The northwest Spokane facility will become the Mann-Grandstaff Department of Veterans Affairs Medical Center in honor of Pfc. Joe E. Mann and Platoon Sgt. Bruce Grandstaff, soldiers who won the Medal of Honor in two different wars.
Mann was a member of the 101st Airborne in World War II who was wounded four times while destroying an enemy artillery position near Best, in the Netherlands. Later that night, with both arms bandaged to his body, he volunteered for sentry duty. When the Germans attacked and a grenade was thrown, he threw himself on the grenade to save other members of his unit.
Grandstaff was a member of the 4th Infantry Division in Vietnam who was leading a reconnaissance mission that was ambushed near the Cambodian border. He crawled through enemy fire to rescue his men, and crawled outside the safe position to mark the location with smoke grenades for aerial support. He continued to fight until mortally wounded, then called in an artillery barrage to knock out enemy forces.

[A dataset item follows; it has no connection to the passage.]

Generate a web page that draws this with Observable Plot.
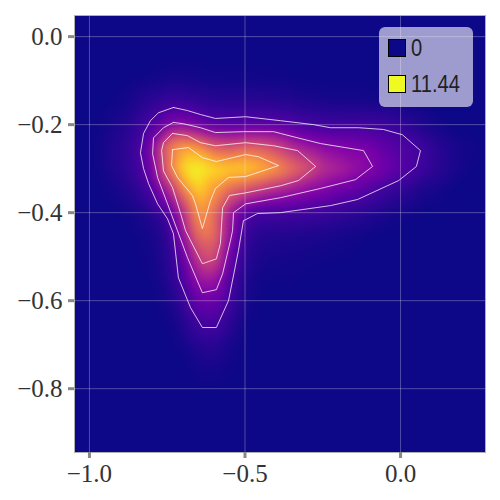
<!DOCTYPE html>
<html>
<head>
<meta charset="utf-8">
<script src="https://cdn.jsdelivr.net/npm/d3@7"></script>
<script src="https://cdn.jsdelivr.net/npm/@observablehq/plot@0.6"></script>
<style>
html,body{margin:0;padding:0;background:#fff}
#wrap{position:relative;width:500px;height:500px;overflow:hidden}
#legend{position:absolute;left:379px;top:27px;width:94px;height:80px;border-radius:6px;background:rgba(255,255,255,.6);font-family:"Liberation Sans",sans-serif;font-size:24px;color:#222}
.sw{position:absolute;left:9px;width:16px;height:16px;border:1.5px solid #000}
.lb{position:absolute;left:32px;line-height:24px;transform:scaleX(.84);transform-origin:left center}
</style>
</head>
<body>
<div id="wrap"><div id="legend"></div></div>
<script>
const xGrid = [-1.05,-1,-.95,-.9,-.85,-.8,-.75,-.7,-.65,-.6,-.55,-.5,-.45,-.4,-.35,-.3,-.25,-.2,-.15,-.1,-.05,0,.05,.1,.15,.2,.25,.3];
const yGrid = [.05,0,-.05,-.1,-.15,-.2,-.25,-.3,-.35,-.4,-.45,-.5,-.55,-.6,-.65,-.7,-.75,-.8,-.85,-.9,-.95];
const density = [
[0,0,0,0,0,0,0,0,0,0,0,0,0,0,0,0,0,0,0,0,0,0,0,0,0,0,0,0],
[0,0,0,0,0,0,0,0,0,0,0,0,0,0,0,0,0,0,0,0,0,0,0,0,0,0,0,0],
[0,0,0,0,0,0,.01,.02,.02,.01,.01,.01,.01,.01,.01,0,0,0,0,0,0,0,0,0,0,0,0,0],
[0,0,0,.01,.05,.12,.2,.24,.18,.12,.11,.11,.11,.09,.06,.05,.03,.02,.02,.02,.01,.01,0,0,0,0,0,0],
[0,0,.03,.09,.3,.66,.96,.96,.72,.57,.54,.54,.54,.48,.39,.3,.24,.18,.18,.15,.12,.06,.03,0,0,0,0,0],
[0,.02,.12,.3,.78,1.56,2.82,3.14,2.37,1.74,1.65,1.74,1.74,1.74,1.56,1.2,1.08,1.02,1.08,1.08,1.02,.78,.42,.18,.06,.02,0,0],
[0,.03,.18,.54,1.02,2.91,7.52,9.01,8.5,6.54,6.12,6.68,6.54,5.7,4.62,3.81,3.27,3,2.82,2.64,2.01,1.56,1.29,.72,.36,.12,.06,0],
[0,.03,.18,.48,.96,2.46,7.1,10.64,11.44,10.64,10.3,10.38,9.6,8.67,7.38,6.26,4.86,4.35,3.68,3.14,2.46,1.83,1.29,.72,.36,.12,.03,0],
[0,0,.06,.24,.54,1.29,3.95,7.66,10.47,8.67,6.82,5.98,5.16,4.35,3.81,3.27,2.91,2.28,2.01,1.47,1.02,.66,.36,.18,.06,0,0,0],
[0,0,0,.06,.15,.42,1.29,4.62,8.84,7.24,3.95,1.56,1.2,1.2,1.14,1.05,.93,.78,.6,.42,.27,.15,.06,.03,0,0,0,0],
[0,0,0,0,.06,.18,.66,3.54,7.38,7.38,3.54,.84,.45,.39,.36,.3,.24,.18,.12,.06,.03,0,0,0,0,0,0,0],
[0,0,0,0,.03,.12,.48,2.1,5.57,6.26,2.28,.54,.21,.18,.15,.12,.09,.06,.03,0,0,0,0,0,0,0,0,0],
[0,0,0,0,0,.06,.36,1.47,3.81,3.95,1.56,.3,.09,.06,.06,.03,0,0,0,0,0,0,0,0,0,0,0,0],
[0,0,0,0,0,.03,.18,.84,2.28,2.37,1.14,.18,.03,0,0,0,0,0,0,0,0,0,0,0,0,0,0,0],
[0,0,0,0,0,0,.06,.36,1.14,1.38,.54,.06,0,0,0,0,0,0,0,0,0,0,0,0,0,0,0,0],
[0,0,0,0,0,0,.02,.12,.48,.54,.18,.02,0,0,0,0,0,0,0,0,0,0,0,0,0,0,0,0],
[0,0,0,0,0,0,0,.03,.15,.18,.06,0,0,0,0,0,0,0,0,0,0,0,0,0,0,0,0,0],
[0,0,0,0,0,0,0,0,.03,.03,0,0,0,0,0,0,0,0,0,0,0,0,0,0,0,0,0,0],
[0,0,0,0,0,0,0,0,0,0,0,0,0,0,0,0,0,0,0,0,0,0,0,0,0,0,0,0],
[0,0,0,0,0,0,0,0,0,0,0,0,0,0,0,0,0,0,0,0,0,0,0,0,0,0,0,0],
[0,0,0,0,0,0,0,0,0,0,0,0,0,0,0,0,0,0,0,0,0,0,0,0,0,0,0,0]
];
const contour1X = [-.730,-.685,-.643,-.595,-.498,-.386,-.280,-.225,-.135,-.055,.006,.064,.051,-.006,-.138,-.225,-.386,-.460,-.498,-.505,-.521,-.553,-.592,-.637,-.675,-.714,-.730,-.749,-.781,-.810,-.826,-.836,-.826,-.804,-.778,-.730];
const contour1Y = [-.161,-.168,-.177,-.186,-.182,-.191,-.200,-.207,-.207,-.211,-.223,-.259,-.295,-.327,-.370,-.384,-.400,-.402,-.416,-.418,-.486,-.600,-.661,-.661,-.616,-.548,-.448,-.414,-.380,-.334,-.300,-.264,-.220,-.191,-.173,-.161];
const contour2X = [-.730,-.698,-.643,-.595,-.505,-.408,-.386,-.331,-.257,-.119,-.090,-.145,-.257,-.386,-.498,-.537,-.540,-.547,-.572,-.592,-.637,-.685,-.717,-.749,-.781,-.797,-.794,-.762,-.730];
const contour2Y = [-.195,-.198,-.207,-.218,-.216,-.216,-.220,-.230,-.243,-.259,-.295,-.325,-.345,-.366,-.380,-.400,-.441,-.464,-.539,-.575,-.582,-.502,-.441,-.380,-.320,-.266,-.230,-.207,-.195];
const contour3X = [-.733,-.685,-.643,-.595,-.498,-.408,-.331,-.273,-.328,-.386,-.498,-.550,-.572,-.579,-.592,-.637,-.691,-.707,-.733,-.762,-.768,-.762,-.733];
const contour3Y = [-.220,-.225,-.241,-.248,-.241,-.248,-.259,-.295,-.327,-.339,-.355,-.361,-.389,-.470,-.505,-.516,-.441,-.402,-.343,-.305,-.259,-.241,-.220];
const contour4X = [-.733,-.682,-.637,-.592,-.498,-.457,-.392,-.498,-.553,-.595,-.611,-.637,-.659,-.669,-.717,-.736,-.733];
const contour4Y = [-.257,-.252,-.275,-.284,-.268,-.273,-.293,-.318,-.320,-.345,-.373,-.436,-.380,-.361,-.320,-.293,-.257];
const xTicks = [-1,-.5,0];
const yTicks = [0,-.2,-.4,-.6,-.8];
const legendItems = ["0","11.44"];
const colorMax = 11.44;

const cells = yGrid.flatMap((y,i)=>xGrid.map((x,j)=>({x,y,v:density[i][j]})));
const contours = [[contour1X,contour1Y],[contour2X,contour2Y],[contour3X,contour3Y],[contour4X,contour4Y]]
  .flatMap(([xs,ys],k)=>xs.map((x,i)=>({x,y:ys[i],k})));
const color = d3.scaleSequential(d3.interpolatePlasma).domain([0,colorMax]);
const tickFont = {fontFamily:"Liberation Serif",fontSize:25,fill:"#333"};

const chart = Plot.plot({
  width:500,height:500,marginLeft:74,marginRight:15,marginTop:15,marginBottom:48,
  style:{background:"#fff",overflow:"visible"},
  x:{domain:[-1.048,.273]},
  y:{domain:[-.945,.048]},
  color:{type:"linear",scheme:"plasma",domain:[0,colorMax]},
  marks:[
    Plot.raster(cells,{x:"x",y:"y",fill:"v",interpolate:"barycentric",pixelSize:2,blur:2}),
    Plot.gridX(xTicks,{stroke:"#fff",strokeOpacity:.28,strokeWidth:1}),
    Plot.gridY(yTicks,{stroke:"#fff",strokeOpacity:.28,strokeWidth:1}),
    Plot.line(contours,{x:"x",y:"y",z:"k",stroke:"#fff",strokeOpacity:.75,strokeWidth:1,curve:"linear"}),
    Plot.frame({stroke:"#b0b0b0",strokeWidth:1}),
    Plot.axisX(xTicks,{tickSize:6,tickPadding:6,stroke:"#888",strokeWidth:3,strokeOpacity:1,tickFormat:d3.format(".1f"),label:null,...tickFont}),
    Plot.axisY(yTicks,{tickSize:6,tickPadding:6,stroke:"#888",strokeWidth:3,strokeOpacity:1,tickFormat:d3.format(".1f"),label:null,...tickFont})
  ]
});
const wrap=document.getElementById("wrap");
wrap.insertBefore(chart,wrap.firstChild);
const lg=document.getElementById("legend");
legendItems.forEach((t,i)=>{
  const s=document.createElement("div");s.className="sw";s.style.top=(12+36*i)+"px";
  s.style.background=color(+t);lg.appendChild(s);
  const l=document.createElement("div");l.className="lb";l.style.top=(9+36*i)+"px";l.textContent=t;lg.appendChild(l);
});
</script>
</body>
</html>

With time running out in this Congress, Thursday morning the Senate passed legislation sponsored by Democrat Patty Murray to rename the center. An identical bill sponsored by Republican Cathy McMorris Rodgers passed the House later in the afternoon.
Mann was a native of Reardan, Wash., and Grandstaff was born in Spokane. Renaming the center was a way to pay homage to two Eastern Washington residents who paid the ultimate price in service to their country, the two sponsors said.